Выглянул из хлева черный пес, тявкнул и, виляя хвостом, шмыгнул назад.
На двор из дома вышла вся в черном - черная душегрейка, черная юбка и черный платок поверх чепца - дряхлая, маленькая, сгорбленная старуха со свертком под мышкой. Остановилась во дворе, взглянула на всех так, будто никого перед ней не было, встряхнула сверток - это была черная постилка - и повесила на забор.
"Как нарочно все под один цвет подобралось, будто на похоронах, подумал Богушевич, и на душе у него возник какой-то болезненный гадливый осадок. - И старуха в черном, и собака, и кот, и эта постилка, точно траурный флаг".
- Эй, бабка, есть кто в хате? - спросил ее становой.
- Нема, - прошамкала она, глянула на него заплывшими глазками и пошла в дом.
Понятые вынесли из дома скамью, Богушевич присел на нее, положил на колени портфель, достал карандаш, бумагу, начал чертить схему двора. Задержал внимание на крыльце: на нем-то и задушили Параску среди бела дня, почти на глазах у прохожих - забор, низкий, с редкими колышками, не был помехой, с улицы все было видно как на ладони. Первым сюда, на место преступления, прибыл становой, увидел мертвую женщину и бледных, отупелых убийц, обеих с детьми на руках: Серафима - со своим, Наста - с Параскиным. Становой сразу же отправил Параску в больницу в надежде, что она еще, возможно, жива и врачи спасут ее. Становой рассказывал все это Богушевичу, показывал, где и как лежала убитая, где стояли Серафима и Наста. Богушевич слушал, записывал и с чудовищной ясностью и четкостью представлял себе (словно видел своими глазами), как женщины сидели на крыльце, как тянули за концы накинутый на шею Параски платок, как белело и синело ее лицо и вылезали из орбит глаза... Богушевич бросил карандаш на портфель, тряхнул головой, чтобы избавиться от жуткого наваждения, попросил станового минутку обождать. Сидел и сам молчал. Молча, не шевелясь, словно в почетном карауле стояли понятые, и бляхи их блестели на солнце, как боевые медали. Носик, заметив, что солнце светит прямо в лицо Богушевичу, стал так, чтобы его заслонить.

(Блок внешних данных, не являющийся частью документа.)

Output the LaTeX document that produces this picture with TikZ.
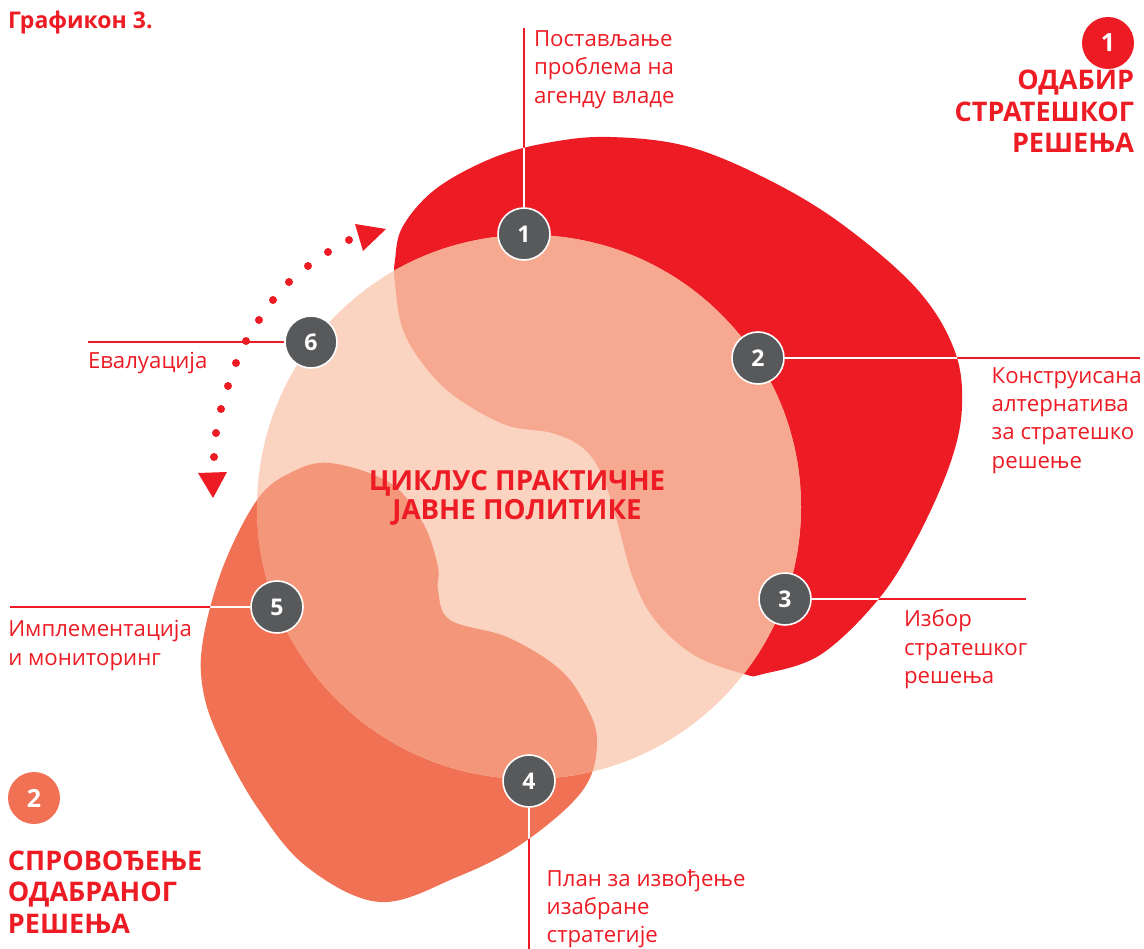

- Как преступницы потом признались на дознании, - снова заговорил становой, когда Богушевич опять взялся за карандаш, - они сидели втроем на верхней ступеньке крыльца, Параска - посередине...

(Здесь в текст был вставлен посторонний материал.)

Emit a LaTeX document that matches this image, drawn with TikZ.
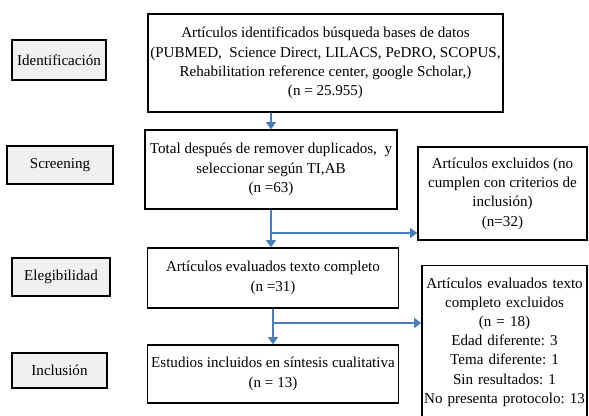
\documentclass[tikz,border=0pt]{standalone}
\usepackage{fontspec}
\setmainfont{Liberation Serif}
\usetikzlibrary{arrows.meta}
\definecolor{flowblue}{RGB}{74,126,187}
\frenchspacing

\begin{document}
\begin{tikzpicture}
  [x=0.75pt,y=-0.75pt,>={Triangle[width=7.5pt,length=5.5pt]},
  every node/.style={font=\fontsize{11.3}{14.5}\selectfont},
	stage node/.style={rectangle,draw,fill=black!6,line width=1pt,
  inner sep=0pt},
	main node/.style={rectangle,draw,fill=white,line width=1pt,
  align=center,inner sep=0pt},
	flow/.style={->,draw=flowblue,line width=1.8pt}]

  \useasboundingbox (0,0) rectangle (589,415);
  \clip (0,0) rectangle (589,415);

  % stages
  \node[stage node,minimum width=70.5pt,minimum height=30pt] (ident) at (59,60) {Identificación};
  \node[stage node,minimum width=79.5pt,minimum height=28.5pt] (screen) at (60,165) {Screening};
  \node[stage node,minimum width=73.5pt,minimum height=28.5pt] (elig) at (61,277) {Elegibilidad};
  \node[stage node,minimum width=71.25pt,minimum height=26.25pt] (incl) at (59.5,370.5) {Inclusión};

  % main flow
  \node[main node,minimum width=266.25pt,minimum height=73.5pt] (found) at (325.5,63)
    {Artículos identificados búsqueda bases de datos\\
     (PUBMED,\ \ Science Direct, LILACS, PeDRO, SCOPUS,\\
     Rehabilitation reference center, google Scholar,)\\
     (n = 25.955)};
  \node[main node,minimum width=189pt,minimum height=59.25pt] (screened) at (271,169.5)
    {Total después de remover duplicados,\ \ y\\
     seleccionar según TI,AB\\
     (n =63)};
  \node[main node,minimum width=188.25pt,minimum height=45pt] (fulltext) at (273,278)
    {Artículos evaluados texto completo\\ (n =31)};
  \node[main node,minimum width=188.25pt,minimum height=43.5pt] (included) at (273,374)
    {Estudios incluidos en síntesis cualitativa\\ (n = 13)};

  % exclusions
  \node[main node,minimum width=126.75pt,minimum height=69.75pt] (excl1) at (502.5,193.5)
    {Artículos excluidos (no\\ cumplen con criterios de\\ inclusión)\\ (n=32)};
  \node[main node,anchor=north,text width=123.75pt,inner ysep=9pt,text depth=110pt,
    font=\fontsize{11.3}{14.4}\selectfont] (excl2) at (504.5,265)
    {Artículos evaluados texto\\ completo excluidos\\ (n = 18)\\ Edad diferente: 3\\
     Tema diferente: 1\\ Sin resultados: 1\\ No presenta protocolo: 13};

  \coordinate (split1) at (271,233);
  \coordinate (split2) at (273,323);

  \draw[flow] (screened.north |- found.south) -- (screened.north);
  \draw[flow] (screened.south) -- (screened.south |- fulltext.north);
  \draw[flow] (split1) -- (split1 -| excl1.west);
  \draw[flow] (fulltext.south) -- (fulltext.south |- included.north);
  \draw[flow] (split2) -- (split2 -| excl2.west);
\end{tikzpicture}
\end{document}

Описав двор и начертив схему, Богушевич позвал старуху. Та вынесла еще одну скамейку, перекрестилась и села, не отводя глаз от руки Богушевича, записывавшего ее ответы. Ей за семьдесят, убитая Параска приходилась ей младшей невесткой. Про перстень сказала так:
- Ой, был, был перстенек. Мой он был. Мне пани Софья подарила, когда я служила у нее горничной. Давно это было. Лет пятьдесят назад, а то и больше. Дюже дорогой перстень.
- А сколько он мог стоить? - спросил Богушевич.
- Не знаю, а дорогой, - закивала головой старуха, и на ее лице, сморщенном, желтом, словно у мумии, задрожал острый подбородок. - Дюже дорогой. Уж больно красивый был. Пани Софья сняла его со своей руки и мне надела. А ей этот перстень кучер подарил.